Harsher punishments coming for trafficking opioids in North Carolina
People who traffic heroin and fentanyl could receive harsher punishments if a bill that passed the North Carolina Senate Tuesday becomes law.
Catch up quick: More than 4,000 people lost their lives to overdose in 2021 — the highest number in the history of the state, North Carolina's Department of Health and Human Services announced in February.
- Much of that increase, state health officials said, is driven by fentanyl, which likely accounted for nearly 80% of deaths that year.
Details: The legislation, which has been said to target dealers, not addicts, sets the maximum fine for trafficking certain opioids at one million dollars and expands repercussions for distributing drugs that result in death.
- It also closes a loophole by clarifying that people who give away — rather than just sell — opioids that result in death will also be held responsible.
- There's a number of cases "where the person who caused them to die didn't sell them the drug, they gave it to them," North Carolina Sheriffs' Association lobbyist Eddie Caldwell told Axios. "That was a gap in the law. This is designed to close that gap."
The big picture: 25 through 34-year-olds accounted for the most opioid overdose emergency department visits of any other age group in January, according to the state health department.

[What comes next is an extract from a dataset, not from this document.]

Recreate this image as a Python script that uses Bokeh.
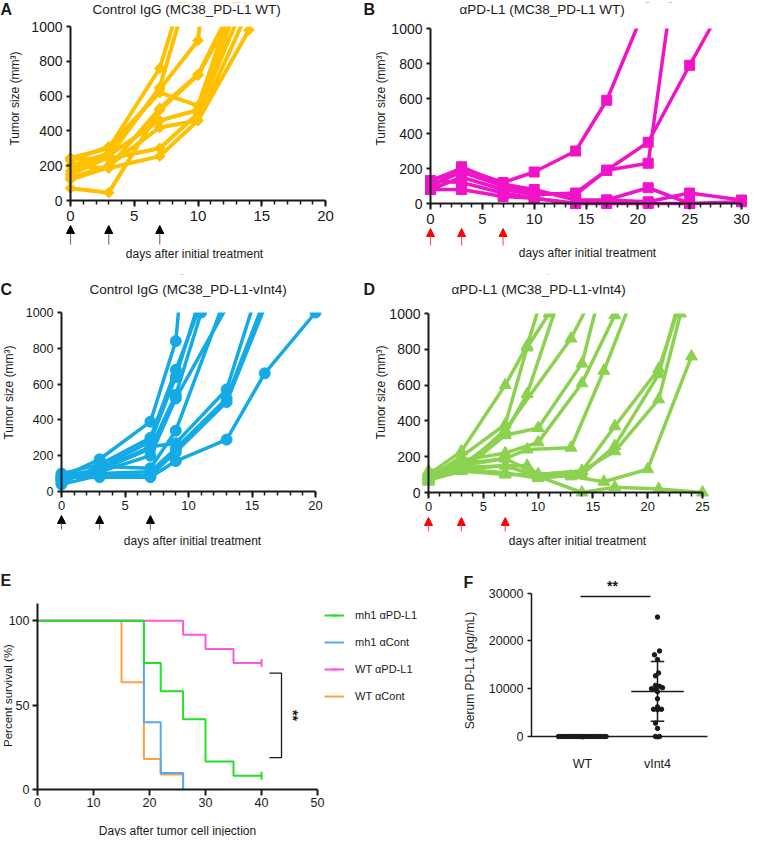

- Lawmakers hope that the steep consequences outlined in the legislation will be a deterrent for young people in particular.
- "If you're dealing in fentanyl, you better make sure you understand what the consequences are, because they're long and lengthy," state Sen. Michael Lazzara, a sponsor of the legislation, told Axios.
Threat level: The pandemic exacerbated the opioid crisis, with deaths jumping by more than 70% since 2019, according to DHHS.
- Overdose deaths increased most in that time frame for Black North Carolinians, who saw a 139% increase in fatal overdoses.
What's next: The legislation will now go to the House.